** BEGIN **
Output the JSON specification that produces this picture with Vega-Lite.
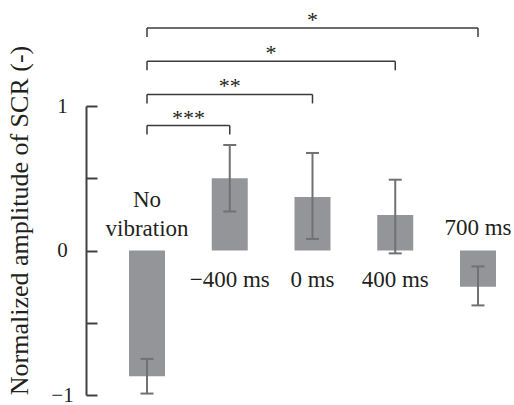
{
  "$schema": "https://vega.github.io/schema/vega-lite/v6.json",
  "width": 400,
  "height": 289,
  "autosize": {"type": "none"},
  "padding": {"left": 112, "top": 106, "right": 2, "bottom": 10},
  "background": "white",
  "config": {"view": {"stroke": null}, "font": "Liberation Serif"},
  "datasets": {
    "bars": [
      {"condition": "No\nvibration", "order": 1, "mean": -0.87, "lo": -0.99, "hi": -0.75},
      {"condition": "−400 ms", "order": 2, "mean": 0.5, "lo": 0.27, "hi": 0.73},
      {"condition": "0 ms", "order": 3, "mean": 0.37, "lo": 0.08, "hi": 0.675},
      {"condition": "400 ms", "order": 4, "mean": 0.245, "lo": -0.02, "hi": 0.49},
      {"condition": "700 ms", "order": 5, "mean": -0.25, "lo": -0.38, "hi": -0.11}
    ],
    "brackets": [
      {"from": 1, "to": 2, "level": 0.865, "stars": "***"},
      {"from": 1, "to": 3, "level": 1.08, "stars": "**"},
      {"from": 1, "to": 4, "level": 1.31, "stars": "*"},
      {"from": 1, "to": 5, "level": 1.54, "stars": "*"}
    ]
  },
  "layer": [
    {
      "data": {"name": "bars"},
      "mark": {"type": "bar", "width": 36, "color": "#939598"},
      "encoding": {
        "x": {"field": "order", "type": "quantitative", "scale": {"domain": [0.577, 5.411], "nice": false, "zero": false, "padding": 0}, "axis": null},
        "y": {
          "field": "mean", "type": "quantitative",
          "scale": {"domain": [-1, 1], "nice": false, "padding": 0},
          "axis": {
            "title": "Normalized amplitude of SCR (-)",
            "values": [-1, -0.5, 0, 0.5, 1],
            "labelExpr": "datum.value === 1 ? '1' : datum.value === 0 ? '0' : datum.value === -1 ? '−1' : ''",
            "offset": 26,
            "tickSize": -11,
            "labelPadding": 35,
            "labelAlign": "center",
            "labelFont": "Liberation Serif",
            "labelFontSize": 21,
            "labelColor": "#231f20",
            "grid": false,
            "domainColor": "#414042",
            "domainWidth": 2,
            "tickColor": "#414042",
            "tickWidth": 2,
            "titleFont": "Liberation Serif",
            "titleFontSize": 26,
            "titleFontWeight": "normal",
            "titleColor": "#231f20",
            "titleX": -59,
            "titleY": 114,
            "titleAngle": -90,
            "titleAlign": "center",
            "titleBaseline": "alphabetic",
            "titleLimit": 1000
          }
        }
      }
    },
    {
      "data": {"name": "bars"},
      "mark": {"type": "rule", "color": "#707173", "strokeWidth": 2},
      "encoding": {
        "x": {"field": "order", "type": "quantitative"},
        "y": {"field": "lo", "type": "quantitative"},
        "y2": {"field": "hi"}
      }
    },
    {
      "data": {"name": "bars"},
      "transform": [{"fold": ["lo", "hi"], "as": ["end", "val"]}],
      "mark": {"type": "tick", "orient": "horizontal", "size": 13, "thickness": 2, "color": "#707173", "opacity": 1},
      "encoding": {
        "x": {"field": "order", "type": "quantitative"},
        "y": {"field": "val", "type": "quantitative"}
      }
    },
    {
      "mark": {"type": "rule", "color": "#3a3a3c", "strokeWidth": 2},
      "encoding": {"y": {"datum": 0}, "x": {"value": 0}, "x2": {"value": "width"}}
    },
    {
      "data": {"name": "brackets"},
      "mark": {"type": "rule", "color": "#3a3a3c", "strokeWidth": 1.5},
      "encoding": {
        "x": {"field": "from", "type": "quantitative"},
        "x2": {"field": "to"},
        "y": {"field": "level", "type": "quantitative"}
      }
    },
    {
      "data": {"name": "brackets"},
      "transform": [{"fold": ["from", "to"], "as": ["side", "xpos"]}],
      "mark": {"type": "rule", "color": "#3a3a3c", "strokeWidth": 1.5, "y2Offset": 9},
      "encoding": {
        "x": {"field": "xpos", "type": "quantitative"},
        "y": {"field": "level", "type": "quantitative"},
        "y2": {"field": "level"}
      }
    },
    {
      "data": {"name": "brackets"},
      "transform": [{"fold": ["from", "to"], "as": ["side", "xpos"]}],
      "mark": {"type": "text", "fontSize": 22, "baseline": "alphabetic", "align": "center", "dy": -1, "color": "#231f20"},
      "encoding": {
        "x": {"aggregate": "mean", "field": "xpos", "type": "quantitative"},
        "y": {"field": "level", "type": "quantitative"},
        "text": {"field": "stars", "type": "nominal"}
      }
    },
    {
      "data": {"name": "bars"},
      "transform": [{"filter": "datum.mean > 0"}],
      "mark": {"type": "text", "fontSize": 23, "baseline": "alphabetic", "align": "center", "dy": 36, "color": "#231f20"},
      "encoding": {
        "x": {"field": "order", "type": "quantitative"},
        "y": {"datum": 0},
        "text": {"field": "condition", "type": "nominal"}
      }
    },
    {
      "data": {"name": "bars"},
      "transform": [{"filter": "datum.mean < 0 && indexof(datum.condition, '\\n') < 0"}],
      "mark": {"type": "text", "fontSize": 23, "baseline": "alphabetic", "align": "center", "dy": -16, "color": "#231f20"},
      "encoding": {
        "x": {"field": "order", "type": "quantitative"},
        "y": {"datum": 0},
        "text": {"field": "condition", "type": "nominal"}
      }
    },
    {
      "data": {"name": "bars"},
      "transform": [{"filter": "datum.mean < 0 && indexof(datum.condition, '\\n') >= 0"}],
      "mark": {"type": "text", "fontSize": 23, "baseline": "alphabetic", "align": "center", "dy": -44, "lineBreak": "\n", "lineHeight": 29.5, "color": "#231f20"},
      "encoding": {
        "x": {"field": "order", "type": "quantitative"},
        "y": {"datum": 0},
        "text": {"field": "condition", "type": "nominal"}
      }
    }
  ]
}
** END **
▶ Problem description: Please write out all of the material above without changing a word, and omit any pictures.

▶ Written response:
Output the JSON specification that produces this picture with Vega-Lite.
{
  "$schema": "https://vega.github.io/schema/vega-lite/v6.json",
  "width": 400,
  "height": 289,
  "autosize": {"type": "none"},
  "padding": {"left": 112, "top": 106, "right": 2, "bottom": 10},
  "background": "white",
  "config": {"view": {"stroke": null}, "font": "Liberation Serif"},
  "datasets": {
    "bars": [
      {"condition": "No\nvibration", "order": 1, "mean": -0.87, "lo": -0.99, "hi": -0.75},
      {"condition": "−400 ms", "order": 2, "mean": 0.5, "lo": 0.27, "hi": 0.73},
      {"condition": "0 ms", "order": 3, "mean": 0.37, "lo": 0.08, "hi": 0.675},
      {"condition": "400 ms", "order": 4, "mean": 0.245, "lo": -0.02, "hi": 0.49},
      {"condition": "700 ms", "order": 5, "mean": -0.25, "lo": -0.38, "hi": -0.11}
    ],
    "brackets": [
      {"from": 1, "to": 2, "level": 0.865, "stars": "***"},
      {"from": 1, "to": 3, "level": 1.08, "stars": "**"},
      {"from": 1, "to": 4, "level": 1.31, "stars": "*"},
      {"from": 1, "to": 5, "level": 1.54, "stars": "*"}
    ]
  },
  "layer": [
    {
      "data": {"name": "bars"},
      "mark": {"type": "bar", "width": 36, "color": "#939598"},
      "encoding": {
        "x": {"field": "order", "type": "quantitative", "scale": {"domain": [0.577, 5.411], "nice": false, "zero": false, "padding": 0}, "axis": null},
        "y": {
          "field": "mean", "type": "quantitative",
          "scale": {"domain": [-1, 1], "nice": false, "padding": 0},
          "axis": {
            "title": "Normalized amplitude of SCR (-)",
            "values": [-1, -0.5, 0, 0.5, 1],
            "labelExpr": "datum.value === 1 ? '1' : datum.value === 0 ? '0' : datum.value === -1 ? '−1' : ''",
            "offset": 26,
            "tickSize": -11,
            "labelPadding": 35,
            "labelAlign": "center",
            "labelFont": "Liberation Serif",
            "labelFontSize": 21,
            "labelColor": "#231f20",
            "grid": false,
            "domainColor": "#414042",
            "domainWidth": 2,
            "tickColor": "#414042",
            "tickWidth": 2,
            "titleFont": "Liberation Serif",
            "titleFontSize": 26,
            "titleFontWeight": "normal",
            "titleColor": "#231f20",
            "titleX": -59,
            "titleY": 114,
            "titleAngle": -90,
            "titleAlign": "center",
            "titleBaseline": "alphabetic",
            "titleLimit": 1000
          }
        }
      }
    },
    {
      "data": {"name": "bars"},
      "mark": {"type": "rule", "color": "#707173", "strokeWidth": 2},
      "encoding": {
        "x": {"field": "order", "type": "quantitative"},
        "y": {"field": "lo", "type": "quantitative"},
        "y2": {"field": "hi"}
      }
    },
    {
      "data": {"name": "bars"},
      "transform": [{"fold": ["lo", "hi"], "as": ["end", "val"]}],
      "mark": {"type": "tick", "orient": "horizontal", "size": 13, "thickness": 2, "color": "#707173", "opacity": 1},
      "encoding": {
        "x": {"field": "order", "type": "quantitative"},
        "y": {"field": "val", "type": "quantitative"}
      }
    },
    {
      "mark": {"type": "rule", "color": "#3a3a3c", "strokeWidth": 2},
      "encoding": {"y": {"datum": 0}, "x": {"value": 0}, "x2": {"value": "width"}}
    },
    {
      "data": {"name": "brackets"},
      "mark": {"type": "rule", "color": "#3a3a3c", "strokeWidth": 1.5},
      "encoding": {
        "x": {"field": "from", "type": "quantitative"},
        "x2": {"field": "to"},
        "y": {"field": "level", "type": "quantitative"}
      }
    },
    {
      "data": {"name": "brackets"},
      "transform": [{"fold": ["from", "to"], "as": ["side", "xpos"]}],
      "mark": {"type": "rule", "color": "#3a3a3c", "strokeWidth": 1.5, "y2Offset": 9},
      "encoding": {
        "x": {"field": "xpos", "type": "quantitative"},
        "y": {"field": "level", "type": "quantitative"},
        "y2": {"field": "level"}
      }
    },
    {
      "data": {"name": "brackets"},
      "transform": [{"fold": ["from", "to"], "as": ["side", "xpos"]}],
      "mark": {"type": "text", "fontSize": 22, "baseline": "alphabetic", "align": "center", "dy": -1, "color": "#231f20"},
      "encoding": {
        "x": {"aggregate": "mean", "field": "xpos", "type": "quantitative"},
        "y": {"field": "level", "type": "quantitative"},
        "text": {"field": "stars", "type": "nominal"}
      }
    },
    {
      "data": {"name": "bars"},
      "transform": [{"filter": "datum.mean > 0"}],
      "mark": {"type": "text", "fontSize": 23, "baseline": "alphabetic", "align": "center", "dy": 36, "color": "#231f20"},
      "encoding": {
        "x": {"field": "order", "type": "quantitative"},
        "y": {"datum": 0},
        "text": {"field": "condition", "type": "nominal"}
      }
    },
    {
      "data": {"name": "bars"},
      "transform": [{"filter": "datum.mean < 0 && indexof(datum.condition, '\\n') < 0"}],
      "mark": {"type": "text", "fontSize": 23, "baseline": "alphabetic", "align": "center", "dy": -16, "color": "#231f20"},
      "encoding": {
        "x": {"field": "order", "type": "quantitative"},
        "y": {"datum": 0},
        "text": {"field": "condition", "type": "nominal"}
      }
    },
    {
      "data": {"name": "bars"},
      "transform": [{"filter": "datum.mean < 0 && indexof(datum.condition, '\\n') >= 0"}],
      "mark": {"type": "text", "fontSize": 23, "baseline": "alphabetic", "align": "center", "dy": -44, "lineBreak": "\n", "lineHeight": 29.5, "color": "#231f20"},
      "encoding": {
        "x": {"field": "order", "type": "quantitative"},
        "y": {"datum": 0},
        "text": {"field": "condition", "type": "nominal"}
      }
    }
  ]
}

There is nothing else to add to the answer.